Japan is one of the most popular markets for international retailers, especially when it comes to luxury and mid-market fashion chains. Banana Republic has recently announced that it will be adding five new stores to its eight existing Japanese locations by the end of 2006, and the Spanish chain Zara, which has opened 18 stores in the country since 1998, is often held up as an example of the kind of success that a smart retailer can have in North Asia.
Entry into Japan is not easy. Suitable retail space in prime locations is hard to come by — vacancy in downtown Tokyo was at only 2 percent at the beginning of this year, while rents can be as high as $278.52 per square foot — and it takes a long time to negotiate new deals.
Population: 89.5 million
GDP purchasing power: $451.3 billion
GDP per capita: $5,100
GDP growth rate: 5.1 percent
The Philippines is in dire need of new development, with only 2 percent of the market belonging to shopping centers and department stores. It is one of the biggest countries in Asia, but more than 37 percent of Filipinos live below the poverty line, subsisting on $2 a day, and wouldn't be able to afford Western goods even if they wanted to.
There are also concerns about political instability — former president Joseph Estrada was impeached on charges of corruption in 2000 and current president Gloria Macapagal Arroyo has had limited success reigning in the Moro Islamic Liberation Front. As a result, development opportunities in the Philippines are limited.
Population: 48.8 million
GDP purchasing power: $965.3 billion
GDP per capita: $20,400
GDP growth rate: 5.1 percent
The largest private development in the world is the $20-billion New Songdo City project. The development will include 40 million square feet of class A office space, residential units totaling 30 million square feet, 5 million square feet of hotel accommodations and 10 million square feet of retail.
Local retail projects are still a few decades behind modern trends. International-level shopping malls are virtually non-existent, according to Gale officials.

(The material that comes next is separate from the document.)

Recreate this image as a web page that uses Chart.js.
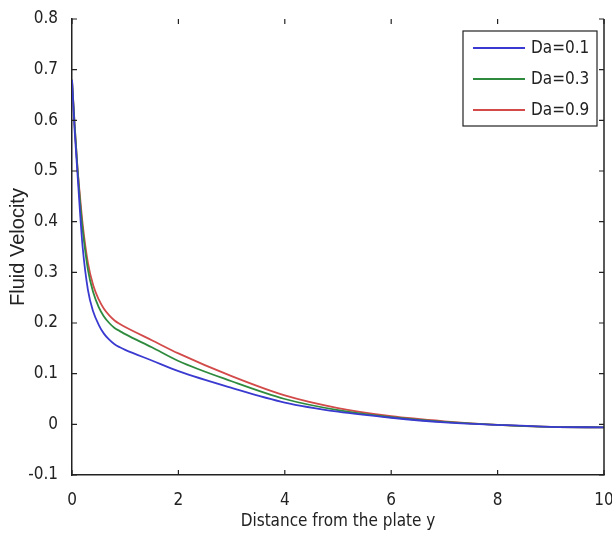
<!DOCTYPE html>
<html>
<head>
<meta charset="utf-8">
<script src="https://cdn.jsdelivr.net/npm/chart.js@4.4.1/dist/chart.umd.min.js"></script>
<style>
  html, body { margin: 0; padding: 0; background: #fff; }
  #wrap { width: 612px; height: 542px; }
</style>
</head>
<body>
<div id="wrap"><canvas id="velocityChart" width="612" height="542"></canvas></div>
<script>
// distance from the plate (x) and fluid velocity for each Darcy number
const distance = [0, 0.05, 0.1, 0.15, 0.2, 0.3, 0.4, 0.5, 0.6, 0.7, 0.8, 0.9, 1, 1.5, 2, 3, 4, 5, 6, 7, 8, 9, 10];
const velDa01 = [0.68, 0.58, 0.50, 0.42, 0.35, 0.265, 0.222, 0.197, 0.179, 0.167, 0.158, 0.152, 0.147, 0.126, 0.105, 0.072, 0.043, 0.025, 0.013, 0.004, -0.001, -0.005, -0.006];
const velDa03 = [0.68, 0.59, 0.51, 0.44, 0.385, 0.305, 0.26, 0.232, 0.213, 0.2, 0.19, 0.184, 0.178, 0.152, 0.125, 0.085, 0.05, 0.028, 0.014, 0.005, -0.001, -0.005, -0.006];
const velDa09 = [0.68, 0.59, 0.51, 0.45, 0.395, 0.318, 0.274, 0.247, 0.228, 0.215, 0.205, 0.198, 0.192, 0.166, 0.14, 0.095, 0.057, 0.032, 0.016, 0.006, -0.001, -0.005, -0.006];
const seriesLabels = ['Da=0.1', 'Da=0.3', 'Da=0.9'];
const xTicks = [0, 2, 4, 6, 8, 10];
const yTicks = [-0.1, 0, 0.1, 0.2, 0.3, 0.4, 0.5, 0.6, 0.7, 0.8];

const narrow = "'DejaVu Sans Condensed', 'Liberation Sans', sans-serif";
const colors = ['#3a3ad0', '#2e8b3e', '#d24a4a'];

function toPoints(ys) {
  return distance.map((x, i) => ({ x: x, y: ys[i] }));
}

// box with inward ticks (no top line, like the original figure) and legend
const framePlugin = {
  id: 'frame',
  afterDatasetsDraw(chart) {
    const ctx = chart.ctx;
    const a = chart.chartArea;
    const xs = chart.scales.x;
    const ys = chart.scales.y;
    ctx.save();
    ctx.strokeStyle = '#222';
    ctx.lineWidth = 1.5;
    ctx.beginPath();
    ctx.moveTo(a.right, a.top);
    ctx.lineTo(a.right, a.bottom);
    ctx.stroke();
    ctx.lineWidth = 1.2;
    ctx.beginPath();
    xTicks.forEach(v => {
      const px = xs.getPixelForValue(v);
      ctx.moveTo(px, a.bottom); ctx.lineTo(px, a.bottom - 5);
      ctx.moveTo(px, a.top); ctx.lineTo(px, a.top + 5);
    });
    yTicks.forEach(v => {
      const py = ys.getPixelForValue(v);
      ctx.moveTo(a.left, py); ctx.lineTo(a.left + 5, py);
      ctx.moveTo(a.right, py); ctx.lineTo(a.right - 5, py);
    });
    ctx.stroke();

    // legend
    const bx = 463, by = 31, bw = 134, bh = 95;
    ctx.fillStyle = '#fff';
    ctx.fillRect(bx, by, bw, bh);
    ctx.strokeStyle = '#222';
    ctx.lineWidth = 1.2;
    ctx.strokeRect(bx, by, bw, bh);
    ctx.font = '17px ' + narrow;
    ctx.textBaseline = 'middle';
    chart.data.datasets.forEach((ds, i) => {
      const ry = by + 17 + i * 31;
      ctx.strokeStyle = ds.borderColor;
      ctx.lineWidth = 1.8;
      ctx.beginPath();
      ctx.moveTo(bx + 10, ry);
      ctx.lineTo(bx + 62, ry);
      ctx.stroke();
      ctx.fillStyle = '#222';
      ctx.fillText(ds.label, bx + 68, ry + 1);
    });
    ctx.restore();
  }
};

new Chart(document.getElementById('velocityChart').getContext('2d'), {
  type: 'line',
  data: {
    datasets: [velDa01, velDa03, velDa09].map((vals, i) => ({
      label: seriesLabels[i],
      data: toPoints(vals),
      borderColor: colors[i],
      borderWidth: 1.8,
      pointRadius: 0,
      fill: false,
      cubicInterpolationMode: 'monotone'
    }))
  },
  options: {
    responsive: false,
    animation: false,
    layout: { padding: { top: 19, right: 0, left: 0, bottom: 6 } },
    plugins: { legend: { display: false }, tooltip: { enabled: false } },
    scales: {
      x: {
        type: 'linear',
        min: 0,
        max: 10,
        afterBuildTicks: s => { s.ticks = xTicks.map(v => ({ value: v })); },
        afterFit: s => { s.height = 61; s.paddingRight = 8; s.paddingLeft = 0; },
        grid: { display: false },
        border: { display: true, color: '#222', width: 1.5 },
        ticks: { color: '#222', padding: 7, maxRotation: 0, font: { family: narrow, size: 17 } },
        title: {
          display: true,
          text: 'Distance from the plate y',
          color: '#222',
          padding: { top: 0, bottom: 4 },
          font: { family: narrow, size: 17 }
        }
      },
      y: {
        min: -0.1,
        max: 0.8,
        afterBuildTicks: s => { s.ticks = yTicks.map(v => ({ value: v })); },
        afterFit: s => { s.width = 72; },
        grid: { display: false },
        border: { display: true, color: '#222', width: 1.5 },
        ticks: {
          color: '#222',
          padding: 6,
          font: { family: narrow, size: 17 },
          callback: v => String(Math.round(v * 10) / 10)
        },
        title: {
          display: true,
          text: 'Fluid Velocity',
          color: '#222',
          padding: { top: 6, bottom: 0 },
          font: { family: "'Liberation Sans', sans-serif", size: 20 }
        }
      }
    }
  },
  plugins: [framePlugin]
});
</script>
</body>
</html>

Still, building 10 million square feet of retail in Korea involves a fair amount of risk, as the country's retail sector is close to spinning out of control. According to an NAI Global report, the number of existing hyper-markets already exceeds the government's suggested level of one store per 150,000 people and a few closings are likely to take place in 2006.
Population: 84.4 million
GDP purchasing power: $232.2 billion
GDP per capita: $2,800
GDP growth rate: 8.4 percent
In Vietnam, 90 percent of retail sales are still completed at traditional mom-and-pop shops. Shopping centers are a rare sight — there are only 30 currently on the market and another 35 in the pipeline.
“It's day one of the process,” says Davies. “The shopping center concept is extremely new and there will be a transition period over some years as people's habits change and they get used to being in an enclosed, temperature-controlled environment.”
There are risks, however. The Vietnamese tend to be mistrustful of outsiders, and big regional players are more likely to gain entry into the market than American or European investors. In addition, regulations on foreign direct investments are still fairly strict.
“The major players are still Asian — they have ties with the language, they have ties with the trade and it makes it a lot easier for them to expand,” Davies points out.